By Luke Cairns
"I am not a tradesman!" - Mario Buccellati
A Maison magnificent, renowned for quality. Painstakingly transmuting solid gold into the lightest of lacework that has kissed the skin of the 20th century's chicest women. A hallmark of the house’s design flair being the unique combination of lace and honeycomb structures, the purest of precious gems, and most intricate of engravings.
Formally founded in 1919, Mario Buccellati opened his first showroom in Milan, a stone’s throw from the La Scala Opera House, whose rich and famous patrons were the perfect clientele for such jewels. With a rich family tradition of fine artisanry, beginning with his ancestor Contardo Buccellati in 1750, it was not long before word spread locally of the high-quality, beautifully ornate creations emerging from this mysterious new master.
At the beginning however, times were tough, and Buccellati did not have the funds to fill his shop with jewels to sell. Instead, he filled the windows and vitrines with beautiful drawings, sketches of what could be, if you allowed yourself to dream. Soon enough, the dreams became a reality, and the never-before-seen creations came to life, becoming the must have of Milan’s upper echelons.
Exhibiting at the Madrid Exposition in 1920, Mario Buccellati caught the public’s attention when he hurled an expensive compact out of a window when a woman asked for a discount, shouting, "I am not a tradesman!” The next day, hundreds of curious spectators turned up to look at his booth, curious to see the unknown jeweller’s pieces. It was a complete sellout. Buccellati was then invited to exhibit his work at a solo show, where the Spanish aristocracy came in force, including the royal family who became lifelong clients.
Taking inspiration from Italy’s art and architecture, with particular emphasis on the Renaissance of the 15th and 16th centuries, Buccellati’s jewellery walks a tightrope between past and future, tradition and trailblazing, art and artifact. With a language of design that is instantly recognisable from the rest, to behold a Buccellati is to behold a rarity.
Here at Berganza, having amassed one of the largest collections of antique and vintage jewellery in the world, including plenty of signed pieces, we only have two Buccellati’s; testament to their rarity and intrinsic value. The first, and one of my personal favourites from our entire collection, is an incredibly rich natural and unenhanced Burmese ruby set in a divine, almost impossibly engraved gold setting. Entirely handcrafted in circa 1940, one can only imagine the hundreds of hours that went into crafting the piece, with the immaculate engraving flowing from floral to foliate flourishes, providing a luscious texture and finish.

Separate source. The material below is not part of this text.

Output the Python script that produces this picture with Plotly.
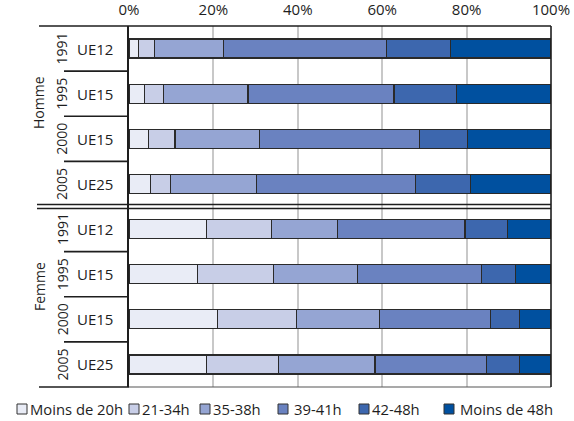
import plotly.graph_objects as go

# Rows, top to bottom: four survey years for men, then for women
sexes = ["Homme", "Femme"]
years = ["1991", "1995", "2000", "2005", "1991", "1995", "2000", "2005"]
zones = ["UE12", "UE15", "UE15", "UE25", "UE12", "UE15", "UE15", "UE25"]

# Weekly hours bands (share of workers, %)
bands = ["Moins de 20h", "21-34h", "35-38h", "39-41h", "42-48h", "Moins de 48h"]
moins_20h = [2.2, 3.6, 4.7, 5.1, 18.3, 16.3, 20.9, 18.3]
h21_34 = [3.9, 4.6, 6.2, 4.8, 15.5, 17.9, 18.7, 17.2]
h35_38 = [16.2, 20.0, 20.0, 20.3, 15.6, 19.9, 19.7, 22.8]
h39_41 = [38.8, 34.6, 37.9, 37.6, 30.2, 29.4, 26.3, 26.5]
h42_48 = [15.0, 14.9, 11.5, 13.2, 10.0, 8.0, 7.0, 7.7]
plus_48 = [23.9, 22.3, 19.7, 19.0, 10.4, 8.5, 7.4, 7.5]

x_ticks = [0, 20, 40, 60, 80, 100]

series = [moins_20h, h21_34, h35_38, h39_41, h42_48, plus_48]
colors = ["#e9ecf6", "#c8cee7", "#95a5d3", "#6a82c0", "#3d67ae", "#00509f"]
FONT = "Open Sans"
INK = "#1e1e1e"

rows = list(range(len(years)))
n = len(rows)

fig = go.Figure()
for name, vals, col in zip(bands, series, colors):
    fig.add_trace(go.Bar(
        x=vals, y=rows, orientation="h", name=name, width=0.42,
        marker=dict(color=col, line=dict(color="#2a2a2a", width=1.2)),
        showlegend=False,
    ))

# paper helpers (plot area: x 129..551 px, y 26..387 px)
L, R, T, B = 129, 551, 26, 387
def px(xp):
    return (xp - L) / (R - L)
def py(yp):
    return (B - yp) / (B - T)
def row_edge(i):
    # paper y of the boundary just below row i
    return 1 - (i + 1) / n

shapes = []
line_dark = dict(color=INK, width=1.6)
# top and bottom frame, extended under the row labels
shapes.append(dict(type="line", xref="paper", yref="paper", x0=px(39), x1=1, y0=1, y1=1, line=line_dark))
shapes.append(dict(type="line", xref="paper", yref="paper", x0=px(39), x1=0, y0=0, y1=0, line=line_dark))
shapes.append(dict(type="line", xref="paper", yref="paper", x0=0, x1=1, y0=0, y1=0, line=dict(color="#555555", width=1.2)))
# right frame
shapes.append(dict(type="line", xref="paper", yref="paper", x0=1, x1=1, y0=0, y1=1, line=line_dark))
# separators between years inside each group
for i in [0, 1, 2, 4, 5, 6]:
    y = row_edge(i)
    shapes.append(dict(type="line", xref="paper", yref="paper", x0=px(64), x1=0, y0=y, y1=y, line=line_dark))
# double rule between the two groups
for dy in (0.0055, -0.0055):
    y = row_edge(3) + dy
    shapes.append(dict(type="line", xref="paper", yref="paper", x0=px(37), x1=1, y0=y, y1=y, line=dict(color=INK, width=1.5)))

# legend drawn as swatches and labels along the bottom
legend_x = [17, 129, 200, 278, 359, 444]
legend_pad = [11, 11, 11, 14, 11, 14]
legend_y = 409
annotations = []
for bx, pad, name, col in zip(legend_x, legend_pad, bands, colors):
    shapes.append(dict(type="rect", xref="paper", yref="paper",
                       x0=px(bx), x1=px(bx + 10), y0=py(legend_y + 5), y1=py(legend_y - 5),
                       fillcolor=col, line=dict(color="#333333", width=1)))
    annotations.append(dict(xref="paper", yref="paper", x=px(bx + pad), y=py(legend_y),
                            text=name, showarrow=False, xanchor="left", yanchor="middle",
                            font=dict(family=FONT, size=14.8, color=INK)))

# row labels: zone, rotated year, rotated group name
for r, (yr, zn) in enumerate(zip(years, zones)):
    annotations.append(dict(xref="paper", yref="y", x=px(95), y=r, text=zn, showarrow=False,
                            xanchor="center", yanchor="middle",
                            font=dict(family=FONT, size=15, color=INK)))
    annotations.append(dict(xref="paper", yref="y", x=px(62), y=r, text=yr, showarrow=False,
                            textangle=-90, xanchor="center", yanchor="middle",
                            font=dict(family=FONT, size=14, color=INK)))
for name, ypx in zip(sexes, [103, 287]):
    annotations.append(dict(xref="paper", yref="paper", x=px(39), y=py(ypx), text=name, showarrow=False,
                            textangle=-90, xanchor="center", yanchor="middle",
                            font=dict(family=FONT, size=14, color=INK)))

fig.update_layout(
    barmode="stack",
    width=574, height=421,
    margin=dict(l=L, r=574 - R, t=T, b=421 - B, pad=0, autoexpand=False),
    paper_bgcolor="white", plot_bgcolor="white",
    font=dict(family=FONT, size=15, color=INK),
    shapes=shapes, annotations=annotations,
    xaxis=dict(side="top", range=[0, 100], tickvals=x_ticks, ticktext=[f"{v}%" for v in x_ticks],
               showgrid=True, gridcolor="#c8c8c8", gridwidth=1.5, zeroline=False,
               ticks="", showline=False, fixedrange=True, automargin=False,
               ticklabelstandoff=7,
               tickfont=dict(family=FONT, size=15, color=INK)),
    yaxis=dict(range=[n - 0.5, -0.5], showticklabels=False, showgrid=False, zeroline=False,
               ticks="", showline=True, linecolor=INK, linewidth=1.6, fixedrange=True,
               automargin=False),
)

fig.write_html("out.html")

The second is an extravagant bombé ring, also circa 1940, that captures a bold and brilliant burst of Buccellati’s style. Encompassed in the Maison’s signature rigato style, a fine hand carved engraving of parallel lines onto gold, one of many engraving techniques championed by these Milanese masters. Shooting from the centre shines an opulent old cut diamond of approximately 2.90 carats, surrounded by a starburst of scintillating eight-cut diamonds, adding an additional 1.20 carats to the splendour. Their white gold settings are suspended seamlessly from the yellow gold rigato core. It is truly a marvel.